Thursday, November 10, 2011

Amazon quietly acquires Charlotte voice-to-text startup Yap ? Why? Update

The Atlantic reports that "I See Your Siri and Raise You a Yap: Amazon Quietly Snaps up Speech-Recognition Startup"

Information digger Edward Boyhan sent a heads-up on stories about Amazon's apparent acquisition of the Charlotte voice-to-text startup, Yap, as shown by an SEC filing which seems to have been completed in September,  although The Alantic's senior editor Alexis Madrigal reports that no public announcement has been made by either Amazon or Yap.  Igor and Victor, the Jablokov brothers, founded Yap in 2006.

  The Washington Post article, by The Verge, cites Charlotte's CLTBlog, as does the earlier Atlantic story Wednesday morning (10 a.m.).

CLTBlog is the original source, and many subsequent stories are referencing The Atlantic story because that's where the story was first noticed.

As Madrigal points out that although Amazon isn't mentioned by name, "Yap merged with a company called "Dion Acquisition Sub" (Yarmuth Dion Inc.), that "just so happens to be headquartered at 410 Terry Avenue in Seattle, Washington, an Amazon.com building."  This would be Amazon's first small step, Madrigal adds, into voice control, a feature missing from Amazon products.

  Also missing is a microphone in any of the new Kindle devices.  The only microphone available in a Kindle currently lies dormant in the Kindle 3 (Wired.com story by Tim Carmody), which is the August 2010 Kindle now sold under the name Kindle Keyboard  (UK: Kindle Keyboard also)  to differentiate it from the Kindle Touch models.

  CLT Blog's Justin Ruckman explains that Yap Voicemail "was a Google-Voice-like transcription app available for iOS and Android" which he used for over a year when it was in private beta -- so he was surprised to receive a notice that the service would be discontinued in a matter of days.  Considering the scope of its intellectual property and the lack of voice-recognition technology in Amazon's Kindles, it seems a smart move for both companies.

  The Washington Post, using The Verge story by Sam Byford adds that Microsoft had previously used the Yap technology for its Talk to Text BlackBerry app.  Is Dion Acquisition Sub Inc a "shell company"?

  There are more details about Yap, the company, in the stories linked above.

The most interesting article is, once again, by Tim Carmody for Wired's Epicenter.  He points out that it's unlikely that Amazon has its eye on competing with Apple's Siri (the much-discussed voice-driven interface for iPhone).

  Reason?

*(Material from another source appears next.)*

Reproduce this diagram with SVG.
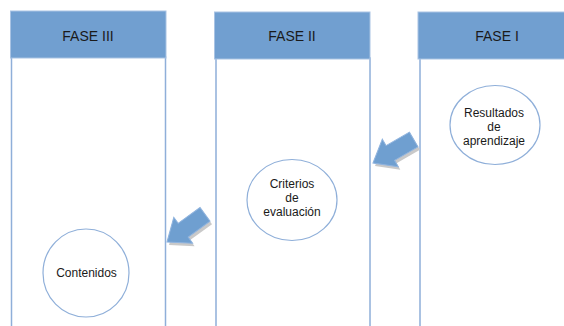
<svg xmlns="http://www.w3.org/2000/svg" width="564" height="326" viewBox="0 0 564 326">
<style>
.body{fill:#ffffff;stroke:#8fafd9;stroke-width:1.5}
.head{fill:#719fd0;stroke:#a9c3e3;stroke-width:1}
.htxt{font-family:"Liberation Sans",Arial,sans-serif;font-size:14px;fill:#1a1a1a;text-anchor:middle}
.node{fill:#ffffff;stroke:#8fafd9;stroke-width:1.2}
.ntxt{font-family:"Liberation Sans",Arial,sans-serif;font-size:12px;fill:#1a1a1a;text-anchor:middle}
.arrow{fill:#6f9fd0;stroke:#8fb3de;stroke-width:1}
.shadow{fill:#c9c9c9}
</style>
<defs>
<polygon id="blk" points="0,0 20,-16 20,-8.5 47,-8.5 47,8.5 20,8.5 20,16"/>
</defs>
<rect width="564" height="326" fill="#ffffff"/>
<g id="fase3">
<rect class="body" x="11.5" y="57" width="154" height="280"/>
<rect class="head" x="10.5" y="11" width="155.5" height="47"/>
<text class="htxt" x="88" y="41">FASE III</text>
</g>
<g id="fase2">
<rect class="body" x="216" y="58" width="154" height="280"/>
<rect class="head" x="214.5" y="12" width="155.5" height="47"/>
<text class="htxt" x="292" y="41">FASE II</text>
</g>
<g id="fase1">
<rect class="body" x="420" y="58" width="154" height="280"/>
<rect class="head" x="418" y="12" width="156" height="47"/>
<text class="htxt" x="497" y="41">FASE I</text>
</g>
<g id="resultados">
<ellipse class="node" cx="495" cy="125" rx="45" ry="39.5"/>
<text class="ntxt" x="494" y="117">Resultados</text>
<text class="ntxt" x="494" y="131">de</text>
<text class="ntxt" x="494" y="145">aprendizaje</text>
</g>
<g id="criterios">
<ellipse class="node" cx="292" cy="200" rx="45" ry="40.5"/>
<text class="ntxt" x="292" y="188">Criterios</text>
<text class="ntxt" x="292" y="202">de</text>
<text class="ntxt" x="292" y="216">evaluación</text>
</g>
<g id="contenidos">
<ellipse class="node" cx="86" cy="273" rx="43" ry="44"/>
<text class="ntxt" x="86.5" y="277">Contenidos</text>
</g>
<g id="connectors">
<use href="#blk" class="shadow" transform="translate(375,166) rotate(-30)"/>
<use href="#blk" class="arrow" transform="translate(373,163) rotate(-30)"/>
<use href="#blk" class="shadow" transform="translate(169,245) rotate(-36)"/>
<use href="#blk" class="arrow" transform="translate(167,242) rotate(-36)"/>
</g>
</svg>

Yap isn't very much like Siri -- Yap's specialty is transcriptions while Siri's is artificial intelligence, Carmody notes.
' Apple packages Siri’s core software with third-party search and transcription services to extend its functionality, which leads to some overlap (like voice-based text messaging).
  The heart of Siri, however, is the AI that strips human language for meaningful phrases and transforms them into actionable commands.
  Unless Yap is hiding something deep within its labs that they’ve never shown to anyone, the company doesn’t have anything quite like that. '

  What Yap DOES do though, and "very well," Carmody says, is cloud-based voice transcription:
' i.e., literal, word-for-word rendering of speech into text, at very high volume with very high accuracy but at very low cost.

  It can do this with direct dictation or recorded speech, with something as short as a text message or voicemail or as long as an entire keynote address.  Transcribed speech can then be used for search, commands, or output directly into a document.

  The closer analog to Yap then, isn’t Siri, but Nuance, the company behind Dragon’s collection of voice applications for desktop and mobile, and whose engine powers the speech-to-text component of — you guessed it — Siri. '

See Carmody's full article for his detailed, explained listing of what he sees as Amazon's possible reasons for its interest in Yap technology, arranged from most to least likely.

  These include 1) "licensable patents and other IP";  2) added user interface to aid search in its mobile applications, etc.;  3) a cloud company with matching robust cloud services, high-quality automated voice-to-text transcription;  4) commodity transcription services at competitive pricing for a cloud-computing, supercharged Yap; and  5. An Amazon Android-based smartphone "secretly" in the works  (I don't find this at all unlikely - the Lab126 job ads seem to point to that

I don't find #4 unlikely either.  Anyway, do see Carmody's full article at Wired.

  Update: @tcarmody replied at Twitter that
  'FWIW, I don't think 4) is "unlikely," exactly, just that the Yap acquisition isn't very good evidence for it.